Host (16:17): Same here. We do a similar way. I think sometimes candidate reach out, and then it's probably super valid to take that conversation, because then if they have questions, I would be happy to answer them and give even more feedback. Sometimes people come back wanting more feedback, but still via mail, so I can still provide more information, but still not a phone call, but I think, yeah. Interesting.

Max (16:39): Yeah. It's interesting because the answer is going to differ depending on who you ask.

Host (16:43): Exactly. Yeah. Yeah, and I think that goes back to customization in the recruitment process in general, right? Candidates are always, in every step, going to prefer different methods of communication, how much communication. Some candidates are going to be irritated with reminder emails, or they're going to be, just keeping them warm type emails, but others really miss that, when that's not involved. It's always that balance.

Max (17:09): When you said that, I came to think of another thing, with the philosophy that I try to have, at least, and that is that it's always better to over-communicate. Even though you say to a candidate, "Yeah, we'll get back with an answer on Friday," and then you don't have an answer on Friday. I don't know what to do. Then you get back and say, "Hey, I'm getting back now, but we don't have an answer.

We'll get back as soon as we're ready." Me, I can always communicate because otherwise people are going to sit down and wonder what happened and so on. I think that could usually be the difference between a good and a bad recruitment experience. The message itself, what is said, is the same as the silence, but just that you're reaching out and saying it, this means something.

Host (17:48): Yeah. Yeah, I would actually rather be slower in my feedback loop and sticking to what I promise than over-promising and not delivering, because I think that's a worse message than someone would be like, "Hey, that's a long time," but then I could actually, could come back to that. Okay, so then you had this team, you could do different things, and especially improve the candidate experience, but I think since it was very, a lot of like tech recruitment, you would give some insights to ... That is beast of its own. Right?

Max (18:20): Yeah, yeah. It's a bit-

Host (18:22): What are your best tips to be successful in tech recruitment?

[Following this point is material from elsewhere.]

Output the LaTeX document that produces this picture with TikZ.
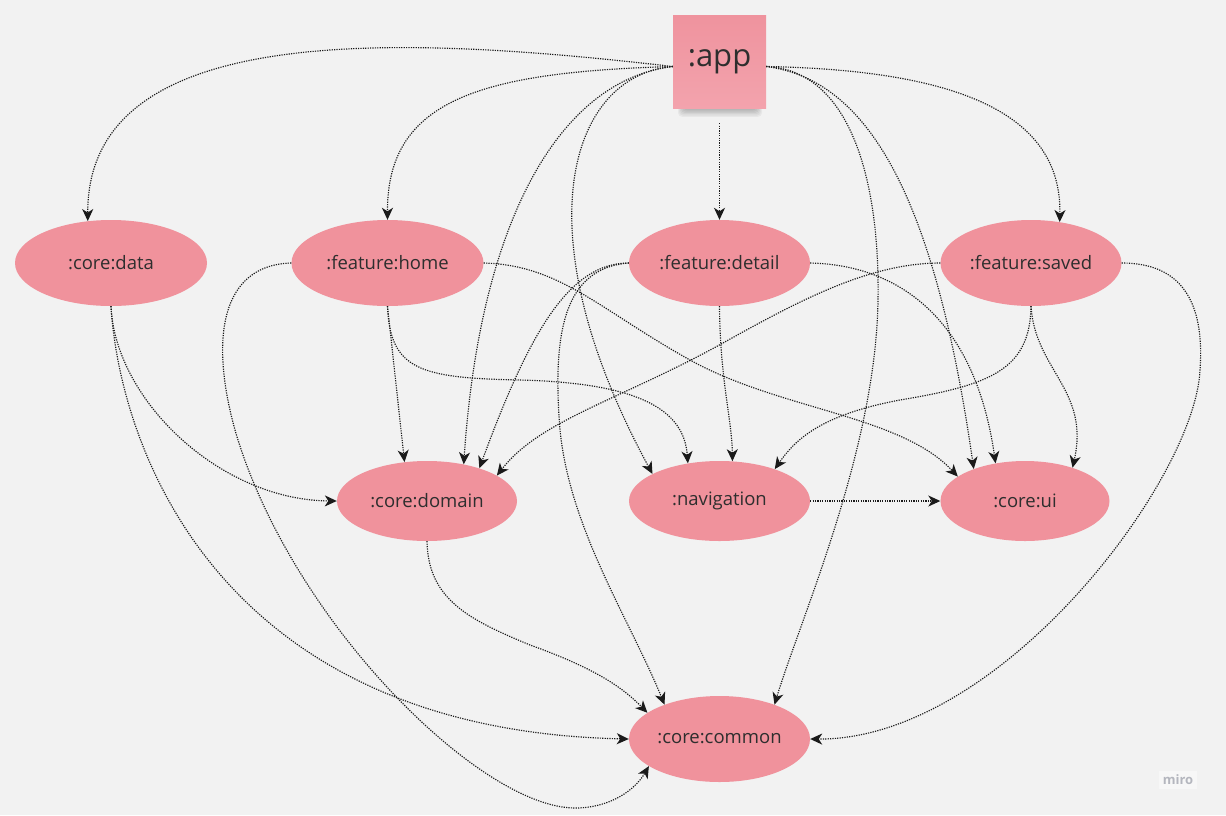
\documentclass[tikz,border=0pt]{standalone}
\usepackage{fontspec}
\setmainfont{Open Sans}
\usetikzlibrary{shapes.geometric,arrows.meta}
\definecolor{bg}{HTML}{F2F2F2}
\definecolor{nodepink}{HTML}{F0929C}
\definecolor{stickytop}{HTML}{EF939E}
\definecolor{stickybot}{HTML}{F3A3AD}
\definecolor{linec}{HTML}{1A1A1A}
\definecolor{txt}{HTML}{2E2E2E}
\definecolor{mirogray}{HTML}{B4B6BE}
\tikzset{
  ell/.style={ellipse, fill=nodepink, inner sep=0pt, text=txt, font=\fontsize{18.5}{22}\selectfont},
  dep/.style={draw=linec, line width=1.15pt, dash pattern=on 1.2pt off 1.2pt,
              -{Stealth[length=12pt,width=11pt,inset=3.5pt]}},
}
\begin{document}
\begin{tikzpicture}[x=1pt,y=-1pt]
\fill[bg] (0,0) rectangle (1226,815);
\useasboundingbox (0,0) rectangle (1226,815);

% sticky shadow
\foreach \i in {0,...,6}
  \fill[black, opacity=0.045, rounded corners=4pt] (684-\i,98) rectangle (756+\i,109+1.3*\i);
\node[minimum width=93pt, minimum height=93pt, inner sep=0pt, top color=stickytop, bottom color=stickybot,
      text=txt, font=\fontsize{31}{36}\selectfont] (app) at (719.5,61.5) {:app};

\node[ell, minimum width=192pt, minimum height=86pt] (cdata)   at (111,263)   {:core:data};
\node[ell, minimum width=192pt, minimum height=86pt] (fhome)   at (387.5,263) {:feature:home};
\node[ell, minimum width=181pt, minimum height=86pt] (fdetail) at (719.5,263) {:feature:detail};
\node[ell, minimum width=181pt, minimum height=86pt] (fsaved)  at (1031,263)  {:feature:saved};
\node[ell, minimum width=180pt, minimum height=80pt] (cdomain) at (427,501)   {:core:domain};
\node[ell, minimum width=181pt, minimum height=80pt] (nav)     at (719.5,501) {:navigation};
\node[ell, minimum width=169pt, minimum height=80pt] (cui)     at (1025,501)  {:core:ui};
\node[ell, minimum width=181pt, minimum height=86pt] (ccommon) at (719.5,739) {:core:common};

\node[font=\bfseries\fontsize{13}{15}\selectfont, text=mirogray, fill=white!40!bg, inner sep=4pt] (miro) at (1178,780) {miro};

\coordinate (appL) at ([yshift=-5pt]app.west);
\coordinate (appR) at ([yshift=-5pt]app.east);

% from :app
\draw[dep] (appL) .. controls (400,35) and (87,20) .. (cdata.119);
\draw[dep] (appL) .. controls (480,72) and (387,100) .. (fhome.north);
\draw[dep, shorten <=15pt] (app.south) -- (fdetail.north);
\draw[dep] (appR) .. controls (950,70) and (1062,110) .. (fsaved.55);
\draw[dep] (appL) .. controls (560,80) and (480,220) .. (cdomain.45);
\draw[dep] (appL) .. controls (570,75) and (520,230) .. (nav.158);
\draw[dep] (appR) .. controls (870,80) and (935,200) .. (cui.148);
\draw[dep] (appR) .. controls (850,70) and (880,180) .. (878,300) .. controls (876,450) and (800,620) .. (ccommon.32);

% from :core:data
\draw[dep] (cdata.south) .. controls (115,400) and (220,500) .. (cdomain.west);
\draw[dep] (cdata.south) .. controls (120,450) and (220,730) .. (ccommon.west);

% from :feature:home
\draw[dep] (fhome.west) .. controls (220,265) and (210,340) .. (235,430) .. controls (290,620) and (480,808) .. (575,808) .. controls (610,808) and (635,790) .. (ccommon.201);
\draw[dep] (fhome.south) -- (cdomain.120);
\draw[dep] (fhome.south) .. controls (390,370) and (420,378) .. (520,380) .. controls (640,383) and (684,410) .. (nav.130);
\draw[dep] (fhome.east) .. controls (560,265) and (600,310) .. (690,360) .. controls (780,410) and (900,415) .. (cui.160);

% from :feature:detail
\draw[dep] (fdetail.west) .. controls (570,263) and (530,330) .. (cdomain.32);
\draw[dep] (fdetail.west) .. controls (565,268) and (552,330) .. (560,430) .. controls (570,530) and (630,620) .. (ccommon.148);
\draw[dep] (fdetail.south) .. controls (720,380) and (732,420) .. (nav.72);
\draw[dep] (fdetail.east) .. controls (900,265) and (975,320) .. (cui.128);

% from :feature:saved
\draw[dep] (fsaved.west) .. controls (870,263) and (800,300) .. (723,343) .. controls (620,400) and (540,420) .. (cdomain.20);
\draw[dep] (fsaved.south) .. controls (1030,370) and (990,385) .. (900,400) .. controls (820,415) and (795,440) .. (nav.30);
\draw[dep] (fsaved.south) .. controls (1035,370) and (1090,390) .. (cui.35);
\draw[dep] (fsaved.east) .. controls (1180,263) and (1205,300) .. (1200,370) .. controls (1195,480) and (1000,740) .. (ccommon.east);

% others
\draw[dep] (nav.east) -- (cui.west);
\draw[dep] (cdomain.south) .. controls (428,600) and (470,620) .. (530,645) .. controls (600,670) and (625,690) .. (ccommon.160);
\end{tikzpicture}
\end{document}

Max (18:27): As a recruiter, if you don't have a developer background, your sense, you should never try to be too good, because if you try to pretend that you're a tech expert, they can pick you apart with just a couple of questions.

I mean, never try to play that game. For me, it has always worked to be really interested, to generally be interested in how things work and link together, because you can get by as a tech recruiter with quite limited knowledge and so on. You can learn that, yeah, a front end engineer, they're good at Javascript and they usually know some HTML and CSS and so on, as well. Then you can stop there then. Then, I mean, for it to be fun, you almost need to invest bit in what it actually means, because otherwise it's just going to be strange words and so on.

Max (19:12): To be able to cope with the kind of tough landscape, I decided to raise an interest on my own. I've never written a single word of code, so it's not on that level, but just, I try to understand how everything is connected. I think it does a lot, because as mentioned earlier, you're going to face a lot of reaction and you're going to face a lot of tough recruitment processes where you are to take candidates through code tests, which they don't really want to do, and things like that. It's kind of tough from that perspective, so you really need to enjoy at least some parts of it, genuinely, I think.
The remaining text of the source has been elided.